■ **Written problem**
Leave out the pictures, then output the lines of the records below from the first through the one containing "from matplotlib.patches import".

■ **Data for processing**
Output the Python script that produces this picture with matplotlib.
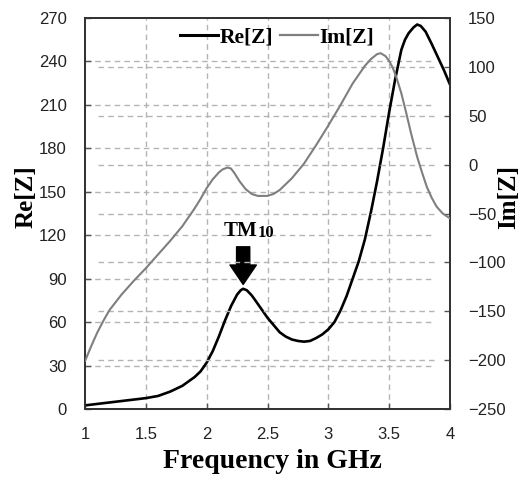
import matplotlib
matplotlib.use("Agg")
import matplotlib.pyplot as plt
from matplotlib.lines import Line2D
from matplotlib.patches import FancyArrowPatch

# ---- data ----
freq_re = [1.0, 1.1, 1.2, 1.3, 1.4, 1.5, 1.6, 1.7, 1.8, 1.85, 1.9, 1.95, 2.0, 2.05,
           2.1, 2.15, 2.2, 2.25, 2.28, 2.3, 2.33, 2.37, 2.4, 2.45, 2.5, 2.55, 2.6,
           2.65, 2.7, 2.75, 2.8, 2.85, 2.9, 2.95, 3.0, 3.05, 3.1, 3.15, 3.2, 3.25,
           3.3, 3.35, 3.4, 3.45, 3.5, 3.55, 3.6, 3.63, 3.66, 3.7, 3.73, 3.76, 3.8,
           3.85, 3.9, 3.95, 4.0]
re_z = [2.5, 3.5, 4.5, 5.5, 6.5, 7.5, 9, 12, 16, 19, 22, 26, 32, 40,
        50, 61, 71, 79, 82, 83, 82, 78.5, 75, 69, 63, 58, 53,
        50, 48, 47, 46.5, 47, 49, 51.5, 55, 60, 68, 78, 90, 102,
        117, 136, 157, 180, 205, 228, 248, 255, 259.5, 263.5, 265.5, 264.5, 260.5,
        252, 243, 234, 224]

freq_im = [1.0, 1.05, 1.1, 1.15, 1.2, 1.3, 1.4, 1.5, 1.6, 1.7, 1.8, 1.9, 1.95,
           2.0, 2.05, 2.1, 2.13, 2.17, 2.2, 2.23, 2.27, 2.32, 2.37, 2.42, 2.5, 2.55,
           2.6, 2.7, 2.8, 2.9, 3.0, 3.1, 3.2, 3.3, 3.35, 3.4, 3.43, 3.47, 3.5,
           3.53, 3.56, 3.6, 3.64, 3.68, 3.73, 3.77, 3.81, 3.85, 3.89, 3.94, 4.0]
im_z = [-201, -186, -172, -160, -149, -133, -119, -106, -92, -78, -63, -45, -35,
        -24, -15, -8, -5, -3, -4, -9, -17, -25, -30, -32, -32, -30,
        -26, -14, 1, 20, 40, 61, 83, 101, 108, 113, 114, 111, 106,
        99, 89, 73, 53, 32, 8, -8, -23, -34, -43, -50, -55]

x_ticks = [1, 1.5, 2, 2.5, 3, 3.5, 4]
x_tick_labels = ["1", "1.5", "2", "2.5", "3", "3.5", "4"]
re_ticks = [0, 30, 60, 90, 120, 150, 180, 210, 240, 270]
im_ticks = [-250, -200, -150, -100, -50, 0, 50, 100, 150]

# ---- style ----
SERIF = "Liberation Serif"
SANS = "Liberation Sans"
GRID = dict(color="#b4b4b4", lw=1.0, ls=(0, (4, 3)), zorder=0)

fig = plt.figure(figsize=(5.21, 4.80), dpi=100)
ax = fig.add_axes([85/521, 71/480, 365/521, 391/480])
ax2 = ax.twinx()

ax.set_xlim(1, 4)
ax.set_ylim(0, 270)
ax2.set_ylim(-250, 150)

# grid lines
for xv in x_ticks[1:-1]:
    ax.axvline(xv, **GRID)
for yv in re_ticks[1:-1]:
    ax.axhline(yv, xmin=0.0, xmax=0.96, **GRID)
for yv in im_ticks[1:-1]:
    ax2.axhline(yv, xmin=0.035, xmax=0.955, **GRID)

ax.plot(freq_re, re_z, color="black", lw=1.9, zorder=3,
        solid_joinstyle="round", solid_capstyle="round")
ax2.plot(freq_im, im_z, color="#7f7f7f", lw=1.5, zorder=3,
         solid_joinstyle="round", solid_capstyle="round")

ax.set_xticks(x_ticks)
ax.set_xticklabels(x_tick_labels)
ax.set_yticks(re_ticks)
ax2.set_yticks(im_ticks)

for a in (ax, ax2):
    for s in a.spines.values():
        s.set_color("#333333")
        s.set_linewidth(1.3)
    a.tick_params(direction="in", length=4, width=1, color="#555555",
                  labelsize=12, labelcolor="#222222")
    for lab in a.get_xticklabels() + a.get_yticklabels():
        lab.set_fontfamily(SANS)
ax.tick_params(axis="x", pad=13)
ax.tick_params(axis="y", pad=13)
ax2.tick_params(axis="y", pad=13)

# axis labels
fig.text(272/521, 1 - 462/480, "Frequency in GHz", fontfamily=SERIF,
         fontweight="bold", fontsize=20, ha="center", va="center")
fig.text(26/521, 1 - 197/480, "Re[Z]", fontfamily=SERIF, fontweight="bold",
         fontsize=18, rotation=90, ha="center", va="center")
fig.text(509/521, 1 - 197/480, "Im[Z]", fontfamily=SERIF, fontweight="bold",
         fontsize=18, rotation=90, ha="center", va="center")

# legend
handles = [Line2D([], [], color="black", lw=2.2), Line2D([], [], color="#7f7f7f", lw=1.6)]
ax.legend(handles, ["Re[Z]", "Im[Z]"], ncol=2, frameon=False,
          loc="center", bbox_to_anchor=(0.526, 0.95),
          handlelength=1.8, handletextpad=0.05, columnspacing=0.3,
          prop=dict(family=SERIF, weight="bold", size=15.5))

# TM10 annotation
ax.text(2.42, 123, "TM", fontfamily=SERIF, fontweight="bold", fontsize=15,
        ha="right", va="center", zorder=5)
ax.text(2.42, 121.5, "10", fontfamily=SERIF, fontweight="bold", fontsize=12,
        ha="left", va="center", zorder=5)
arrow = FancyArrowPatch((2.3, 112), (2.3, 86),
                        arrowstyle="simple,head_width=19,head_length=14,tail_width=9.5",
                        mutation_scale=1, color="black", shrinkA=0, shrinkB=0, zorder=5)
ax.add_patch(arrow)

fig.savefig("out.png", dpi=100)
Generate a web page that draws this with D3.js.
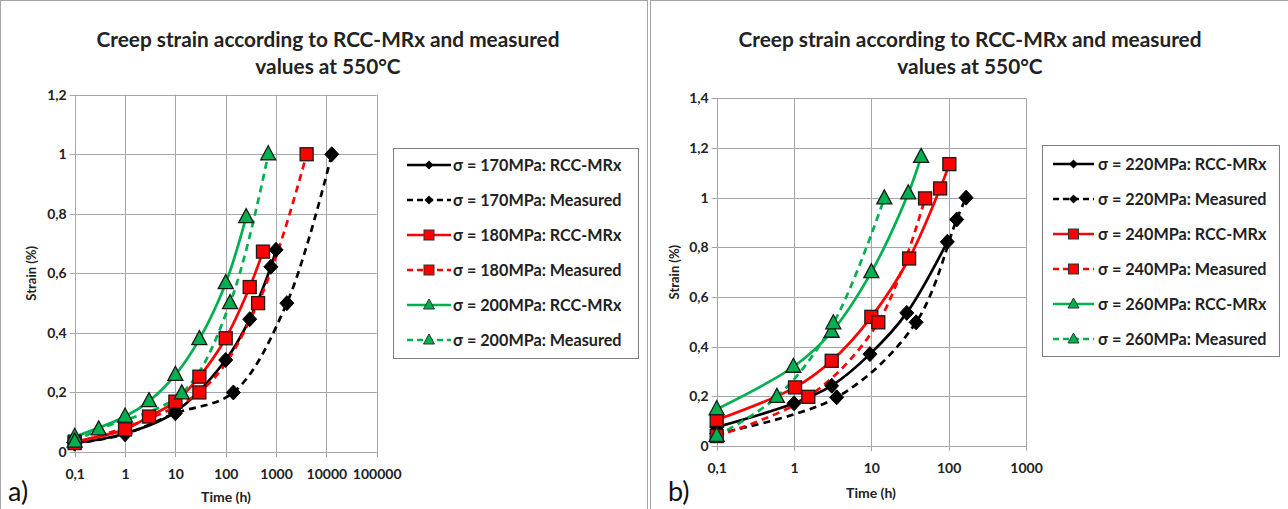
<!DOCTYPE html>
<html><head><meta charset="utf-8">
<script src="https://cdn.jsdelivr.net/npm/d3@7"></script>
<style>
body{margin:0;background:#fff;}
svg{display:block;font-family:Lato,"Open Sans",sans-serif;}
</style></head>
<body><svg id="c" width="1288" height="509"></svg>
<script>
// ---------- DATA (time in h, strain in %) ----------
const titleLines = ["Creep strain according to RCC-MRx and measured", "values at 550°C"];
const xTickValuesA = [0.1, 1, 10, 100, 1000, 10000, 100000];
const xTickLabelsA = ["0,1", "1", "10", "100", "1000", "10000", "100000"];
const yTickValuesA = [0, 0.2, 0.4, 0.6, 0.8, 1, 1.2];
const xTickValuesB = [0.1, 1, 10, 100, 1000];
const xTickLabelsB = ["0,1", "1", "10", "100", "1000"];
const yTickValuesB = [0, 0.2, 0.4, 0.6, 0.8, 1, 1.2, 1.4];

// Panel a)
const a170RccT = [0.1, 1, 10, 100, 300, 790, 1000];
const a170RccS = [0.03, 0.062, 0.135, 0.309, 0.446, 0.622, 0.679];
const a170MeasT = [0.1, 1, 10, 142, 1640, 12800];
const a170MeasS = [0.028, 0.06, 0.13, 0.2, 0.5, 1.0];
const a180RccT = [0.1, 1, 3, 10, 30, 100, 300, 550];
const a180RccS = [0.035, 0.076, 0.119, 0.169, 0.253, 0.382, 0.554, 0.673];
const a180MeasT = [0.1, 30, 440, 4050];
const a180MeasS = [0.03, 0.2, 0.5, 1.0];
const a200RccT = [0.1, 1, 3, 10, 30, 100, 255];
const a200RccS = [0.051, 0.119, 0.171, 0.259, 0.379, 0.567, 0.789];
const a200MeasT = [0.1, 0.3, 13.4, 122, 700];
const a200MeasS = [0.035, 0.076, 0.197, 0.5, 1.0];

// Panel b)
const b220RccT = [0.1, 1, 3.07, 9.6, 28.7, 96];
const b220RccS = [0.076, 0.172, 0.243, 0.37, 0.536, 0.822];
const b220MeasT = [0.1, 3.56, 37.9, 127, 168];
const b220MeasS = [0.05, 0.196, 0.498, 0.912, 1.0];
const b240RccT = [0.1, 1.03, 3.07, 10, 30.8, 77.5, 102];
const b240RccS = [0.105, 0.236, 0.343, 0.52, 0.755, 1.037, 1.135];
const b240MeasT = [0.1, 1.53, 12.3, 49.5];
const b240MeasS = [0.04, 0.198, 0.498, 0.997];
const b260RccT = [0.1, 0.98, 3.07, 10, 30, 44];
const b260RccS = [0.148, 0.319, 0.46, 0.7, 1.017, 1.164];
const b260MeasT = [0.1, 0.6, 3.22, 14.7];
const b260MeasS = [0.041, 0.198, 0.494, 0.997];

const seriesA = [
  {name:"σ = 170MPa: RCC-MRx", t:a170RccT, s:a170RccS, color:"#000000", dash:false, marker:"diamond"},
  {name:"σ = 170MPa: Measured", t:a170MeasT, s:a170MeasS, color:"#000000", dash:true, marker:"diamond"},
  {name:"σ = 180MPa: RCC-MRx", t:a180RccT, s:a180RccS, color:"#FF0000", dash:false, marker:"square"},
  {name:"σ = 180MPa: Measured", t:a180MeasT, s:a180MeasS, color:"#FF0000", dash:true, marker:"square"},
  {name:"σ = 200MPa: RCC-MRx", t:a200RccT, s:a200RccS, color:"#00B050", dash:false, marker:"triangle"},
  {name:"σ = 200MPa: Measured", t:a200MeasT, s:a200MeasS, color:"#00B050", dash:true, marker:"triangle"}
];
const seriesB = [
  {name:"σ = 220MPa: RCC-MRx", t:b220RccT, s:b220RccS, color:"#000000", dash:false, marker:"diamond"},
  {name:"σ = 220MPa: Measured", t:b220MeasT, s:b220MeasS, color:"#000000", dash:true, marker:"diamond"},
  {name:"σ = 240MPa: RCC-MRx", t:b240RccT, s:b240RccS, color:"#FF0000", dash:false, marker:"square"},
  {name:"σ = 240MPa: Measured", t:b240MeasT, s:b240MeasS, color:"#FF0000", dash:true, marker:"square"},
  {name:"σ = 260MPa: RCC-MRx", t:b260RccT, s:b260RccS, color:"#00B050", dash:false, marker:"triangle"},
  {name:"σ = 260MPa: Measured", t:b260MeasT, s:b260MeasS, color:"#00B050", dash:true, marker:"triangle"}
];

const svg = d3.select("#c");
const fmtY = d => d === 0 ? "0" : String(+d.toFixed(1)).replace(".", ",");

function drawMarker(g, type, x, y, fill) {
  if (type === "diamond") {
    g.append("path").attr("d", `M${x},${y-7.5}L${x+7},${y}L${x},${y+7.5}L${x-7},${y}Z`)
      .attr("fill", "#000").attr("stroke", "#000").attr("stroke-width", 1);
  } else if (type === "square") {
    g.append("rect").attr("x", x-6.5).attr("y", y-6.5).attr("width", 13).attr("height", 13)
      .attr("fill", fill).attr("stroke", "#1a1a1a").attr("stroke-width", 1.3);
  } else {
    g.append("path").attr("d", `M${x},${y-8.5}L${x+7.5},${y+5.5}L${x-7.5},${y+5.5}Z`)
      .attr("fill", fill).attr("stroke", "#1a1a1a").attr("stroke-width", 1.3);
  }
}
function legendMarker(g, type, x, y, fill) {
  if (type === "diamond") {
    g.append("path").attr("d", `M${x},${y-4.5}L${x+4.5},${y}L${x},${y+4.5}L${x-4.5},${y}Z`).attr("fill","#000");
  } else if (type === "square") {
    g.append("rect").attr("x", x-5).attr("y", y-5).attr("width", 10).attr("height", 10)
      .attr("fill", fill).attr("stroke", "#333").attr("stroke-width", 1);
  } else {
    g.append("path").attr("d", `M${x},${y-6}L${x+5.5},${y+4}L${x-5.5},${y+4}Z`)
      .attr("fill", fill).attr("stroke", "#333").attr("stroke-width", 1);
  }
}

function panel(cfg) {
  const g = svg.append("g");
  g.append("rect").attr("x", cfg.frame[0]).attr("y", cfg.frame[1]).attr("width", cfg.frame[2]).attr("height", cfg.frame[3])
    .attr("fill", "none").attr("stroke", "#a6a6a6").attr("stroke-width", 1);

  const x = d3.scaleLog().domain(cfg.xDomain).range(cfg.xRange);
  const y = d3.scaleLinear().domain(cfg.yDomain).range(cfg.yRange);

  g.append("g").selectAll("line").data(cfg.yTicks).join("line")
    .attr("x1", cfg.xRange[0]-5).attr("x2", cfg.xRange[1])
    .attr("y1", d => Math.round(y(d))+0.5).attr("y2", d => Math.round(y(d))+0.5)
    .attr("stroke", "#a6a6a6").attr("stroke-width", 1);
  g.append("g").selectAll("line").data(cfg.xTicks).join("line")
    .attr("x1", d => Math.round(x(d))+0.5).attr("x2", d => Math.round(x(d))+0.5)
    .attr("y1", cfg.yRange[1]).attr("y2", cfg.yRange[0]+5)
    .attr("stroke", "#a6a6a6").attr("stroke-width", 1);

  const yAxis = g.append("g").attr("transform", `translate(${cfg.xRange[0]},0)`)
    .call(d3.axisLeft(y).tickValues(cfg.yTicks).tickFormat(fmtY).tickSize(0).tickPadding(cfg.yPad));
  yAxis.select(".domain").remove();
  yAxis.selectAll("text").attr("font-family", "Lato, sans-serif").attr("font-weight", "bold")
    .attr("font-size", 14).attr("fill", "#222");
  const xAxis = g.append("g").attr("transform", `translate(0,${cfg.yRange[0]})`)
    .call(d3.axisBottom(x).tickValues(cfg.xTicks).tickFormat((d,i) => cfg.xLabels[i]).tickSize(0).tickPadding(cfg.xPad));
  xAxis.select(".domain").remove();
  xAxis.selectAll("text").attr("font-family", "Lato, sans-serif").attr("font-weight", "bold")
    .attr("font-size", 14).attr("fill", "#222");

  const line = d3.line().x(d => x(d[0])).y(d => y(d[1])).curve(d3.curveCatmullRom.alpha(0.5));
  cfg.series.forEach(s => {
    const pts = s.t.map((t, i) => [t, s.s[i]]);
    g.append("path").attr("d", line(pts)).attr("fill", "none").attr("stroke", s.color)
      .attr("stroke-width", 2.7).attr("stroke-dasharray", s.dash ? "7,5" : null);
  });
  cfg.series.forEach(s => {
    const mg = g.append("g");
    s.t.forEach((t, i) => drawMarker(mg, s.marker, x(t), y(s.s[i]), s.color));
  });

  titleLines.forEach((tl, i) => g.append("text").attr("x", cfg.titleX).attr("y", 47 + i*27)
    .attr("text-anchor", "middle").attr("font-size", 20.8).attr("font-weight", "bold").attr("fill", "#222").text(tl));
  g.append("text").attr("transform", `translate(${cfg.yLabelX},${(cfg.yRange[0]+cfg.yRange[1])/2}) rotate(-90)`)
    .attr("text-anchor", "middle").attr("font-size", 13).attr("font-weight", "bold").attr("fill", "#222").text("Strain (%)");
  g.append("text").attr("x", cfg.xLabelX).attr("y", cfg.xLabelY).attr("text-anchor", "middle")
    .attr("font-size", 14).attr("font-weight", "bold").attr("fill", "#222").text("Time (h)");
  g.append("text").attr("x", cfg.letterX).attr("y", 501).attr("font-size", 27).attr("fill", "#111").text(cfg.letter);

  const L = cfg.legend;
  g.append("rect").attr("x", L.x).attr("y", L.y).attr("width", L.w).attr("height", L.h)
    .attr("fill", "#fff").attr("stroke", "#7f7f7f").attr("stroke-width", 1);
  cfg.series.forEach((s, i) => {
    const yy = L.y0 + i * 35;
    g.append("line").attr("x1", L.lx0).attr("x2", L.lx1).attr("y1", yy).attr("y2", yy)
      .attr("stroke", s.color).attr("stroke-width", 2.6).attr("stroke-dasharray", s.dash ? "6,4" : null);
    legendMarker(g, s.marker, (L.lx0 + L.lx1) / 2, yy, s.color);
    g.append("text").attr("x", L.tx).attr("y", yy + 5.5).attr("font-size", 16.2).attr("font-weight", "bold")
      .attr("fill", "#222").text(s.name);
  });
}

panel({
  frame:[0.5, 0.5, 647, 520], xDomain:[0.1, 100000], xRange:[74.7, 376.7], yDomain:[0, 1.2], yRange:[452, 94.7],
  xTicks:xTickValuesA, xLabels:xTickLabelsA, yTicks:yTickValuesA, series:seriesA, yPad:8, xPad:17,
  titleX:328, yLabelX:36, xLabelX:226, xLabelY:502, letter:"a)", letterX:8,
  legend:{x:393.5, y:148.5, w:245, h:210, y0:165, lx0:407, lx1:451, tx:453}
});
panel({
  frame:[650.5, 0.5, 640, 520], xDomain:[0.1, 1000], xRange:[716.7, 1026], yDomain:[0, 1.4], yRange:[446, 98.3],
  xTicks:xTickValuesB, xLabels:xTickLabelsB, yTicks:yTickValuesB, series:seriesB, yPad:8, xPad:17,
  titleX:970, yLabelX:679, xLabelX:871, xLabelY:498, letter:"b)", letterX:668,
  legend:{x:1042.5, y:145.5, w:237, h:211, y0:164, lx0:1053, lx1:1094, tx:1098}
});
</script></body></html>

■ **Finished exercise**
Output the Python script that produces this picture with matplotlib.
import matplotlib
matplotlib.use("Agg")
import matplotlib.pyplot as plt
from matplotlib.lines import Line2D
from matplotlib.patches import FancyArrowPatch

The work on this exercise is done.